TAK ADA MUSANG BERBULU DOMBA. Peribahasa atau kiasan yang bawa-bawa nama musang dengan bulu domba melingkup sekujur tubuhnya adalah gejala bagaimana orang-orang zaman baheula suka betul memperhalus tutur kata dengan bahasa-bahasa berkelok, melingkar, tidak to the point, yang barangkali sudah tak layak pakai untuk ukuran zaman sekarang.
Ada banyak soal kenapa orang sekarang sudah tak mempan dengan peribahasa atau segala perandai-andaian yang serba halus. Membuludombakan musang atau memusangkan bulu domba, kiranya sudah tak mampu lagi diartikan sebagai semacam keculasan seseorang.
Mungkin ini seturut dengan perilaku bermanis-manis di depan bermasam-masam di belakang sudah demikian menggejala, lazim ditemui, bisa berlaku di sana-sini, terutama dalam kancah perpolitikan. Baik kancah politik tingkat lorong, dusun, kampung, kecamatan, kabupaten, provinsi, apalagi nasional.
Mengatai-ngatai perangai buruk seseorang, terutama publik figur seperti pejabat pemerintah yang korup, dengan tamsilan-tamsilan seperti dalam banyak peribahasa hanya akan membuat si pejabat buduk itu kian cengengesan saja. Alih-alih membuatnya insaf. Memang, mengutuknya dengan makian tak menjamin juga ia tobat begitu saja.
Tapi bukankah kepuasan batin rakyat jelata seperti kita-kita, sedikit banyaknya mengada setelah menunaikan segala serapah?
Serapah itu perlu. Sebagaimana banyak orang memerlukan alat pelampiasan emosi--perihal yang sama sekali tak terakomodir dalam bahasa-bahasa yang lebih mementingkan tata krama ketimbang mengenanya makna yang hendak disampaikan pada titik tuju, pada sasaran tembaknya.
Soalan ini tentu saja akan dibantah mentah-mentah oleh para intelektuil yang biasa nangkring di awang-awang dan jarang menginjakkan kaki di bumi. Bahwa serapah atau makian hanya akan mendedah betapa tidak berpendidikannya suatu bangsa.
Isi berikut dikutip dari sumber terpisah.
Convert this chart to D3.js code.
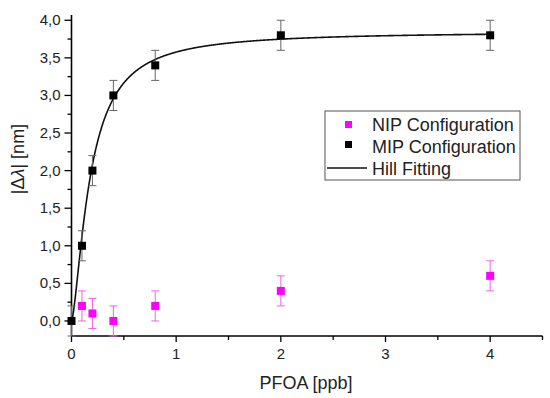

Tapi pertanyaan: Apakah pendidikan tinggi bisa menjamin negara ini bersih dari korupsi? Apakah berpendidikannya suatu bangsa bisa menjamin para jelata terbebas dari segala himpitan hidup yang kerap dipicu oleh kebijakan-kebijakan brengsek para penguasa?
Realita yang ada dengan tegas menjawab; tidak. Tidak sama sekali. Dan dari realita itu pula, orang-orang kian hari kian butuh pelampiasan, selemah-lemahnya dengan sumpah serapah. Alasan kenapa istilah-istilah makian dalam komunal masyarakat terus memproduksi diri. Atau paling tidak makian-makian terus terbarukan sepanjang zaman.
Maka berbahagialah kita yang masih bisa mendewasakan emosi dengan sesadis apa serapah yang kita bunyikan merespon perangai jahannam penguasa. Namun celakanya, penguasa tahu betul cara merenggut kebahagiaan yang rakyat jelata punya. Dalam konteks ini penguasa dengan picik merenggutnya dengan aturan-aturan hukum yang berisi pasal karet itu.